И все-таки, сокращая путь, он решился перевалить через сопку, а не обходить ее. Косогор оказался довольно пологий, не заросший подлеском, но заваленный буреломом. Приходилось кривулять, огибая завалы, а они попадались чуть ли не на каждом шагу. Одолев подъем, Бурмакин сбросил с плеча лямку нарты и тыльной стороной ладони вытер со лба пот.
— Надо было низом, по распадку идти, — сказал он.
— Тяжело? — соболезнующе спросил Канюков.
— А ты как думаешь?
Канюков никак не думал. Он тоже отдыхал — от боли, прожигавшей поясницу при каждом толике нарты. Пожалуй, он поменялся бы местом с Бурмакиным, согласился бы тянуть нарту с еще большим грузом, две нарты, только избавиться от боли! Конечно, достается и парню, крепенько достается. Но с ним Канюков расплатится за его труды, щедро расплатится. Отблагодарит! Душу за него отдаст!
— Виноват я перед тобой, Валя. За прошлое, — сказал он. — Не угадал прежде, что ты за человек.
— Обыкновенный, — усмехнулся Валентин. — Как все люди.
— Не скажи. Другой бы…
Канюков вдруг осекся, испугавшись, что наговорит на свою голову такое — пальцы кусать потом придется! Действительно, чего особенного сделал Бурмакин? Конечно, не всякий способен смастерить нарту и тащить на ней восемьдесят килограммов. Но сообщить в поселок, позвать на помощь обязан в таких случаях всякий. Гражданский долг, за невыполнение которого привлекут как миленького. Валька, безусловно, понимает это. Правда, Валька имеет на него зуб, а поэтому…
— За прошлое я сквитаюсь с тобой. В обиде не останешься, не думай, — пообещал Канюков.
Сплевывая горькие табачины, Бурмакин докуривал самокрутку.
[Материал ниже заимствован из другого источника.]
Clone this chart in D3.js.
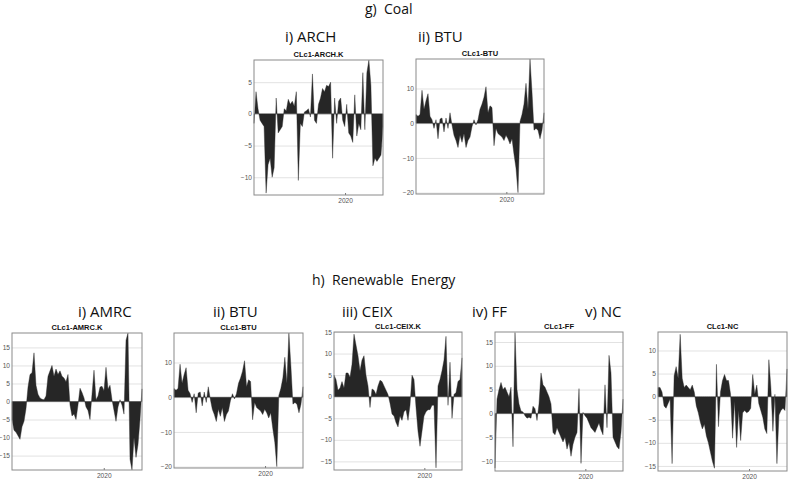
<!DOCTYPE html>
<html>
<head>
<meta charset="utf-8">
<script src="https://cdn.jsdelivr.net/npm/d3@7"></script>
<style>
  body { margin: 0; background: #fff; }
</style>
</head>
<body>
<div id="chart"></div>
<script>
// values, roughly one sample per 2px of plot width
const archValues = [-1.5, 3.5, 0.8, -1.0, -1.5, -2.0, -12.5, -8.0, -7.0, -10.0, -8.5, 2.5, -3.0, -2.5, -2.0, 0.8,
  0.5, 2.3, 1.5, 2.0, 1.2, 3.5, -10.5, -1.5, -2.0, 0.3, 0.5, 0.8, -0.5, 6.3, -1.0, -1.5, 1.5, 2.5, 4.0, 3.5,
  4.5, 4.3, 5.0, -7.0, 2.5, -1.5, 2.0, 2.5, -1.0, -2.0, 1.5, -3.0, -3.5, -4.5, 3.0, -3.5, -1.5, -2.5, 6.5, -2.5,
  6.5, 8.5, 4.5, -8.2, -7.0, -7.5, -7.0, -6.5, -2.0];

const btuValues = [2.5, 2.0, 2.5, 9.5, 4.0, 6.5, 8.5, 2.0, 1.0, -1.5, 1.0, -4.5, 1.2, 1.5, -2.5, 1.5, -1.5, 3.0,
  -0.5, -3.5, -5.0, -7.0, -3.5, -5.5, -3.0, -7.0, -5.0, -4.0, -1.0, 1.0, -0.5, 1.0, 4.0, 5.5, 7.5, 10.5, 3.0,
  5.0, 4.5, -6.5, -1.5, -3.0, -3.5, -4.0, -5.0, -3.5, -4.5, -6.0, -4.5, -9.0, -13.0, -20.0, 0.5, 2.5, 5.5, 11.5,
  4.0, 18.5, 9.0, -2.0, -1.5, -2.0, -4.5, -2.0, 3.0];

const amrcValues = [-5.0, -8.0, -8.5, -9.5, -10.5, -7.0, -5.5, -2.0, 4.0, 7.5, 8.0, 13.5, 4.5, 2.0, 1.0, 0.6, 0.5,
  1.5, 7.0, 8.5, 10.0, 7.0, 9.0, 7.5, 8.5, 7.0, 6.5, 5.5, 7.5, -1.0, -4.0, -3.5, -5.0, -1.0, 3.7, 2.5, 1.0, -1.5,
  -2.5, -5.0, 2.0, 8.7, 0.5, 1.5, 4.0, 4.2, 3.0, 9.5, 3.5, 4.5, 0.5, -2.5, -5.5, -1.5, 0.5, -1.0, -3.5, 17.0,
  19.0, -16.0, -19.0, -10.0, -15.5, -12.0, -5.0, 3.5];

const ceixValues = [5.0, 4.0, 1.5, 2.0, 3.5, 2.0, 5.5, 5.5, 4.5, 7.5, 14.5, 12.0, 9.5, 6.0, 8.5, 9.5, 5.0, 2.5,
  -2.5, 1.8, 1.5, 0.5, 2.5, 3.8, 3.5, 2.5, 1.5, 0.5, -1.5, -4.0, -4.5, -6.0, -7.0, -4.5, -5.5, -3.5, -3.0, -5.5,
  -2.0, 5.0, 4.0, -2.5, -8.0, -11.5, -8.0, -4.5, -3.5, -3.0, -3.0, -2.0, -2.0, -16.5, 2.5, 4.0, 6.0, 8.5, 14.0,
  -2.0, 8.0, -5.0, 0.5, 1.0, 3.5, 4.0, 9.0];

const ffValues = [-11.5, 3.0, 5.0, 6.5, 5.0, 5.5, 4.5, 3.5, 5.5, -7.0, 17.0, 5.0, 2.0, 0.5, 0.3, -0.5, -1.0, -0.8,
  -1.0, 1.5, 1.0, -1.5, 2.0, 8.5, 6.0, 5.5, 4.5, 3.5, 2.0, -4.0, -4.5, -3.0, -4.0, -5.0, -6.0, -5.0, -7.5, -6.0,
  -9.0, -6.5, -5.0, -4.0, 5.2, -10.5, 0.2, -0.5, -1.0, -2.0, -3.0, -3.5, -4.0, -3.0, -2.0, -3.5, -4.5, 6.0, -3.0,
  12.2, 8.5, -5.0, -6.0, -7.0, -7.5, -4.0, 3.0];

const ncValues = [2.0, 2.0, 1.0, -2.0, -2.5, -1.5, -0.5, -14.5, 4.5, 6.5, 4.0, 13.5, 4.0, 2.0, 2.5, 2.0, 1.5, 2.5,
  1.0, -2.0, -3.5, -5.5, -7.0, -6.0, -8.5, -10.0, -12.0, -14.0, -15.5, 7.0, -6.5, 1.0, 3.5, 4.8, 3.5, 3.5, 0.5,
  -9.0, -1.0, -11.0, -3.0, -9.5, -3.5, -3.0, -3.5, -3.2, -2.5, 4.8, 0.5, 2.5, -1.5, -3.0, -4.5, -7.0, -8.0, 8.0,
  2.0, -7.5, 0.5, -14.5, -4.0, -3.0, -2.5, -3.0, 6.0];

const archTicks = [-10, -5, 0, 5];
const btuTicks = [-20, -10, 0, 10];
const fiveTicks15 = [-15, -10, -5, 0, 5, 10, 15];
const ffTicks = [-10, -5, 0, 5, 10, 15];
const ncTicks = [-15, -10, -5, 0, 5, 10];

const startDate = new Date(2016, 0, 1);
const endDate = new Date(2021, 8, 1);
const yearTicks = [new Date(2020, 0, 1)];

const headings = [
  { text: "g)  Coal", x: 365, y: 14, size: 14 },
  { text: "i) ARCH", x: 285, y: 42, size: 15 },
  { text: "ii) BTU", x: 418, y: 42, size: 15 },
  { text: "h)  Renewable  Energy", x: 312, y: 285, size: 14 },
  { text: "i) AMRC", x: 78, y: 317, size: 15 },
  { text: "ii) BTU", x: 213, y: 317, size: 15 },
  { text: "iii) CEIX", x: 342, y: 317, size: 15 },
  { text: "iv) FF", x: 472, y: 317, size: 15 },
  { text: "v) NC", x: 585, y: 317, size: 15 }
];

// left, top, right, bottom of each plot box
const panels = [
  { title: "CLc1-ARCH.K", values: archValues, ticks: archTicks, domain: [-12.8, 8.5], box: [254, 60, 383, 195] },
  { title: "CLc1-BTU", values: btuValues, ticks: btuTicks, domain: [-20.4, 18.5], box: [416, 59, 544, 194] },
  { title: "CLc1-AMRC.K", values: amrcValues, ticks: fiveTicks15, domain: [-19, 19], box: [12, 333, 142, 470] },
  { title: "CLc1-BTU", values: btuValues, ticks: btuTicks, domain: [-20.4, 18.5], box: [174, 333, 303, 468] },
  { title: "CLc1-CEIX.K", values: ceixValues, ticks: fiveTicks15, domain: [-17, 15], box: [334, 332, 462, 470] },
  { title: "CLc1-FF", values: ffValues, ticks: ffTicks, domain: [-12.1, 17.1], box: [495, 332, 623, 471] },
  { title: "CLc1-NC", values: ncValues, ticks: ncTicks, domain: [-16.1, 14], box: [658, 332, 787, 471] }
];

const width = 789;
const height = 479;
const svg = d3.create("svg")
  .attr("width", width)
  .attr("height", height);

svg.append("g")
  .selectAll("text")
  .data(headings)
  .join("text")
    .attr("x", d => d.x)
    .attr("y", d => d.y)
    .attr("font-family", "'Open Sans', sans-serif")
    .attr("font-size", d => d.size)
    .attr("fill", "#111")
    .style("white-space", "pre")
    .text(d => d.text);

panels.forEach(p => drawPanel(p));

function drawPanel(p) {
  const [left, top, right, bottom] = p.box;
  const g = svg.append("g");

  const x = d3.scaleTime()
    .domain([startDate, endDate])
    .range([left, right]);
  const y = d3.scaleLinear()
    .domain(p.domain)
    .range([bottom, top]);
  // spread the samples evenly over the date range
  const when = d3.scaleLinear()
    .domain([0, p.values.length - 1])
    .range([startDate, endDate]);

  // gridlines + labels
  g.append("g")
    .attr("transform", `translate(${left},0)`)
    .call(d3.axisLeft(y).tickValues(p.ticks).tickSize(-(right - left)).tickPadding(2))
    .call(a => a.select(".domain").remove())
    .call(a => a.selectAll("line").attr("stroke", "#e2e2e2"))
    .call(a => a.selectAll("text")
      .attr("font-family", "'Liberation Sans', Arial, sans-serif")
      .attr("font-size", 6.6)
      .attr("fill", "#555"));

  const area = d3.area()
    .x((d, i) => x(when(i)))
    .y0(y(0))
    .y1(d => y(d));

  g.append("path")
    .datum(p.values)
    .attr("d", area)
    .attr("fill", "#262626")
    .attr("stroke", "#262626")
    .attr("stroke-width", 0.4);

  g.append("g")
    .attr("transform", `translate(0,${bottom})`)
    .call(d3.axisBottom(x).tickValues(yearTicks).tickFormat(d3.timeFormat("%Y")).tickSize(-2).tickPadding(3))
    .call(a => a.select(".domain").remove())
    .call(a => a.selectAll("line").attr("stroke", "#777"))
    .call(a => a.selectAll("text")
      .attr("font-family", "'Liberation Sans', Arial, sans-serif")
      .attr("font-size", 6.6)
      .attr("fill", "#555"));

  g.append("rect")
    .attr("x", left)
    .attr("y", top)
    .attr("width", right - left)
    .attr("height", bottom - top)
    .attr("fill", "none")
    .attr("stroke", "#8a8a8a")
    .attr("stroke-width", 1);

  g.append("text")
    .attr("x", (left + right) / 2)
    .attr("y", top - 3.5)
    .attr("text-anchor", "middle")
    .attr("font-family", "'Liberation Sans', Arial, sans-serif")
    .attr("font-weight", "bold")
    .attr("font-size", 7.5)
    .attr("fill", "#111")
    .text(p.title);
}

document.getElementById("chart").appendChild(svg.node());
</script>
</body>
</html>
Он снял ушанку, и влажные от пота волосы его отсвечивали рыжиной, как и хвоя столпившихся вокруг сосен. Это солнце, собираясь выкатиться из-за хребта на востоке, торовато раскидывалось своим невесомым золотом. Впереди, где кончался сосновый бор и начинался светлый, далеко просматривающийся осинник, золото растекалось по отлогому склону, исполосованному только-только намечающимися тенями. День обещал быть по-весеннему погожим, и парень обеспокоенно покосился на широкие полозья нарты.